The research firm sees the under-the-radar Suvo on the fast-track path to positive earnings before interest, taxes, depreciation and amortisation (EBITDA) and free cash flow (FCF) this year, with limited downside from external debt.
“We recently visited Suvo’s Pittong operations with about 25 investors,” Pac Partners said in a research note.
“We came away impressed with the solid foundations that support a straightforward investment case.”
Suvo shares are currently trading at about $0.028.
Following are excerpts from the research report.
Pittong to be at capacity within 12 months
An enlarged salesforce has sample product with over 30 international customers currently, which should convert to capacity-filling sales contracts and doubling of the production rate by end 2023.
Trawalla can double capacity again
By mid-2024, FCF from a peak operating Pittong plant should trigger potential development of the nearby and permit-ready Trawalla Kaolin Project.

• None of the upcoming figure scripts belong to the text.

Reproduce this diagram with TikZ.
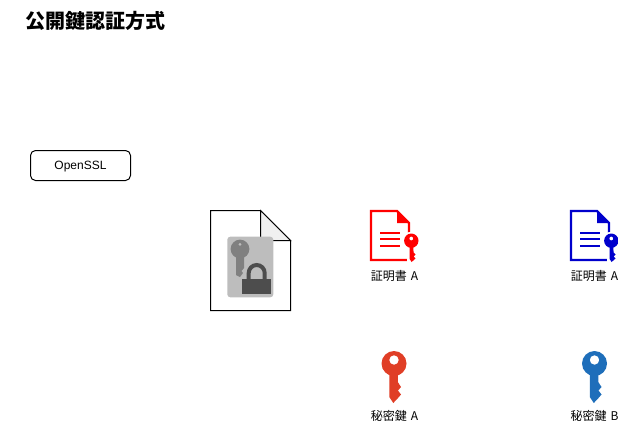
\documentclass[tikz,border=0pt]{standalone}
\usepackage{fontspec}
\setmainfont{Liberation Sans}
\newfontfamily\cjk{Noto Sans CJK JP}
\newfontfamily\cjklabel[WordSpace=1.5]{Noto Sans CJK JP}
\usepackage{xcolor}
\definecolor{keyred}{RGB}{224,62,38}
\definecolor{keyblue}{RGB}{30,110,186}
\definecolor{certblue}{RGB}{0,0,204}
\definecolor{foldgray}{RGB}{240,240,240}
\definecolor{iconback}{RGB}{189,189,189}
\definecolor{iconkey}{RGB}{128,128,128}
\definecolor{iconlock}{RGB}{77,77,77}
\tikzset{
  pics/keyicon/.style={code={
    \fill[#1,even odd rule] (0,0) circle (12.5) (0,-3.5) circle (4.8);
    \fill[#1] (-4.7,8.5) -- (-4.7,33.5) -- (-0.7,39.5) -- (4,34.5) -- (7,31) -- (4,27)
      -- (7,23.5) -- (3.8,18.5) -- (3.8,8.5) -- cycle;
  }},
  pics/certicon/.style={code={
    % page outline, origin is the top left corner
    \draw[#1,line width=2.4pt] (0,0) -- (26,0) -- (38,12) -- (38,49) -- (0,49) -- cycle;
    \fill[#1] (26,0) -- (38,12) -- (26,12) -- cycle;
    \draw[#1,line width=2.4pt] (9,22) -- (29,22);
    \draw[#1,line width=2.4pt] (9,28) -- (29,28);
    \draw[#1,line width=2.4pt] (9,35) -- (29,35);
    % small key on the corner
    \fill[white] (40.3,29.7) circle (9);
    \fill[white] (36,36) rectangle (47,53);
    \fill[#1,even odd rule] (40.3,29.7) circle (7.2) (40.3,27.5) circle (2);
    \fill[#1] (38.6,35) -- (38.6,48) -- (40.6,51) -- (44.5,47.5) -- (42.6,45.5) -- (44.5,43.5)
      -- (42.6,41.5) -- (42.2,35) -- cycle;
  }},
  labeltext/.style={font=\fontsize{12}{14}\selectfont\cjklabel,inner sep=0pt,anchor=center},
  softbox/.style={draw,rounded corners=5,line width=1pt,minimum width=100,minimum height=30,
    inner sep=0pt,text height=9pt,text depth=2pt,font=\fontsize{12}{14}\selectfont},
}
\begin{document}
\begin{tikzpicture}[x=1pt,y=-1pt]
  \useasboundingbox (0,0) rectangle (618,424);

  % title
  \node[anchor=west,inner sep=0pt,font=\fontsize{20}{24}\selectfont\cjk\bfseries] (title) at (25,21) {公開鍵認証方式};

  % tool
  \node[softbox] (openssl) at (80.5,165.5) {OpenSSL};

  % key file
  \draw[line width=1pt] (210.5,210.5) -- (260.5,210.5) -- (290.5,240.5) -- (290.5,310.5) -- (210.5,310.5) -- cycle;
  \draw[line width=1pt,fill=foldgray] (260.5,210.5) -- (290.5,240.5) -- (260.5,240.5) -- cycle;
  \fill[iconback,rounded corners=3] (227.3,236.7) rectangle (273.3,297.3);
  \fill[iconkey,even odd rule] (240,249) circle (9.4) (240,244.3) circle (1.7);
  \fill[iconkey] (236,255) -- (236,275) -- (240,277) -- (243,273) -- (241.5,271) -- (244,268) -- (244,255) -- cycle;
  \fill[iconlock] (242.3,279) rectangle (270.7,294);
  \draw[iconlock,line width=4pt] (248.7,280) -- (248.7,273) arc (180:360:8) -- (264.7,280);

  % certificates
  \pic at (371,211) {certicon=red};
  \node[labeltext] (certa) at (394.5,276) {証明書 A};
  \pic at (571,211) {certicon=certblue};
  \node[labeltext] (certb) at (594.5,276) {証明書 A};

  % private keys
  \pic at (394,363.5) {keyicon=keyred};
  \node[labeltext] (keya) at (394.5,416) {秘密鍵 A};
  \pic at (594.5,363.5) {keyicon=keyblue};
  \node[labeltext] (keyb) at (594.5,416) {秘密鍵 B};
\end{tikzpicture}
\end{document}
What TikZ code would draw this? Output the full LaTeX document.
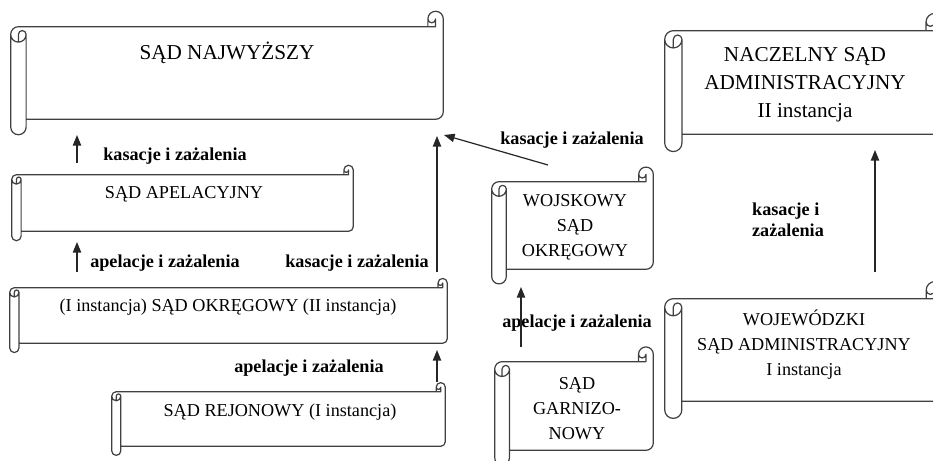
\documentclass[tikz,border=0pt]{standalone}
\usepackage{fontspec}
\setmainfont{Liberation Serif}
\usetikzlibrary{arrows.meta,calc,fit}
\tikzset{>=stealth}
\tikzset{
  scroll/.style={inner sep=0pt, draw=none},
  scrollline/.style={draw=black!75, line width=0.8pt, line join=round},
  title/.style={align=center, inner sep=0pt, font=\fontsize{12}{16.5}\selectfont},
  bigtitle/.style={align=center, inner sep=0pt, font=\fontsize{14}{18.5}\selectfont},
  lab/.style={inner sep=0pt, font=\bfseries\fontsize{12}{14}\selectfont},
  up/.style={-{Triangle[length=7pt,width=5.5pt]}, line width=0.8pt, black!85},
}
% scroll outline around a body node
\newcommand{\scrollframe}[1]{%
  \draw[scrollline] let \p1=(#1.north west), \p2=(#1.south east),
      \n1={(\y1-\y2)/6}, \n2={(\y1-\y2)/12}, \n3={(\y1-\y2)/24} in
    (\x1,\y1-\n2) arc[start angle=180, end angle=90, radius=\n2*1pt]
    -- (\x2-\n1,\y1) -- (\x2-\n1,\y1+\n2)
    arc[start angle=180, end angle=0, radius=\n2*1pt]
    -- (\x2,\y2+\n2) arc[start angle=0, end angle=-90, radius=\n2*1pt]
    -- (\x1+\n1,\y2) -- (\x1+\n1,\y2-\n2)
    arc[start angle=0, end angle=-180, radius=\n2*1pt] -- cycle
    (\x2-\n1,\y1) -- (\x2-\n2,\y1) -- (\x2-\n2,\y1+\n2)
    arc[start angle=0, end angle=-180, radius=\n3*1pt]
    (\x1+\n2,\y1-\n1) -- (\x1+\n2,\y1-\n2)
    arc[start angle=180, end angle=0, radius=\n3*1pt]
    arc[start angle=0, end angle=-180, radius=\n2*1pt]
    (\x1+\n1,\y1-\n2) -- (\x1+\n1,\y2);
}

\begin{document}
\begin{tikzpicture}[x=0.66pt, y=-0.66pt]
        \useasboundingbox (0,0) rectangle (933,461);
        \clip (0,0) rectangle (933,461);

        % Scroll bodies
        \node[scroll, fit={(11,27) (443,119)}] (sn) {};
        \node[scroll, fit={(12,175) (353,231)}] (sa) {};
        \node[scroll, fit={(10,288) (447,343)}] (so) {};
        \node[scroll, fit={(112,392) (445,446)}] (sr) {};
        \node[scroll, fit={(492,182) (653,269)}] (wso) {};
        \node[scroll, fit={(495,362) (653,450)}] (sg) {};
        \node[scroll, fit={(665,31) (943,134)}] (nsa) {};
        \node[scroll, fit={(665,299) (943,401)}] (wsa) {};
        \scrollframe{sn}
        \scrollframe{sa}
        \scrollframe{so}
        \scrollframe{sr}
        \scrollframe{wso}
        \scrollframe{sg}
        \scrollframe{nsa}
        \scrollframe{wsa}

        % Texts
        \node[bigtitle] (snt) at (227,53) {SĄD NAJWYŻSZY};
        \node[title] (sat) at (184,194) {SĄD APELACYJNY};
        \node[title] (sot) at (228,307) {(I instancja) SĄD OKRĘGOWY (II instancja)};
        \node[title] (srt) at (280,412) {SĄD REJONOWY (I instancja)};
        \node[title] (wsot) at (575,227) {WOJSKOWY\\SĄD\\OKRĘGOWY};
        \node[title] (sgt) at (577,409) {SĄD\\GARNIZO-\\NOWY};
        \node[bigtitle] (nsat) at (805,85) {NACZELNY SĄD\\ADMINISTRACYJNY\\II instancja};
        \node[title] (wsat) at (804,345) {WOJEWÓDZKI\\SĄD ADMINISTRACYJNY\\I instancja};

        % Labels
        \node[lab] (l1) at (175,156) {kasacje i zażalenia};
        \node[lab] (l2) at (165,263) {apelacje i zażalenia};
        \node[lab] (l3) at (357,263) {kasacje i zażalenia};
        \node[lab] (l4) at (309,368) {apelacje i zażalenia};
        \node[lab] (l5) at (572,140) {kasacje i zażalenia};
        \node[lab] (l6) at (577,323) {apelacje i zażalenia};
        \node[lab, align=left, font=\bfseries\fontsize{12}{13.5}\selectfont] (l7) at (788,220) {kasacje i\\zażalenia};

        % Arrows
        \coordinate (a1s) at (77,163);  \coordinate (a1e) at (77,135);
        \coordinate (a2s) at (77,272);  \coordinate (a2e) at (77,242);
        \coordinate (a3s) at (437,272); \coordinate (a3e) at (437,136);
        \coordinate (a4s) at (437,382); \coordinate (a4e) at (437,350);
        \coordinate (a5s) at (548,165); \coordinate (a5e) at (444,135);
        \coordinate (a6s) at (521,347); \coordinate (a6e) at (521,287);
        \coordinate (a7s) at (875,272); \coordinate (a7e) at (875,150);
        \draw[up] (a1s) -- (a1e);
        \draw[up] (a2s) -- (a2e);
        \draw[up] (a3s) -- (a3e);
        \draw[up] (a4s) -- (a4e);
        \draw[up] (a5s) -- (a5e);
        \draw[up] (a6s) -- (a6e);
        \draw[up] (a7s) -- (a7e);
      \end{tikzpicture}
\end{document}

As Suvo hits its near-term targets, we see Trawalla an increasing part of the 3-year investment case, particularly if a joint venture (JV) partner can bring the capital and base level of underlying sales to de-risk the project.
Trawalla is 30 kilometres from Pittong and permitting for a 100,000 tonnes per annum Trawalla mining and processing operation was last refreshed in 2021.
Our current estimate of capex is A$100 million, of which a majority may be provided through JV partners and debt financing, underpinned by a long-term offtake agreement.
Key drivers
- Increasing volume - Sales and marketing success through new offtake agreements are the key near-term catalysts in our view. With over 30 samples currently out in the global market for testing, we expect even a small conversion rate would result in meaningful volumes for Suvo.
- Increasing price - New sales agreements are expected to be struck at incrementally higher prices.
- Rapid revenue increases - This volume and price dynamic should see revenues more than double and deliver long-term EBITDA of about $10 million per year, supporting a valuation of more than 200% higher than current.
Risks
Unlike other kaolin companies, Suvo’s end markets are known, its key asset in production, capex is complete and the resource very well understood after 50 years (and more than 30 to go).
Risks, therefore, are moderate relative to peers.
Risks do include operating risk at levels of production last seen 15 years ago (currently, the plant is run at full capacity but on a reduced number of shifts).
Working capital, long-term domestic market share, decline of the paper industry and kaolin prices (a bilaterally negotiated market) are other notable risks.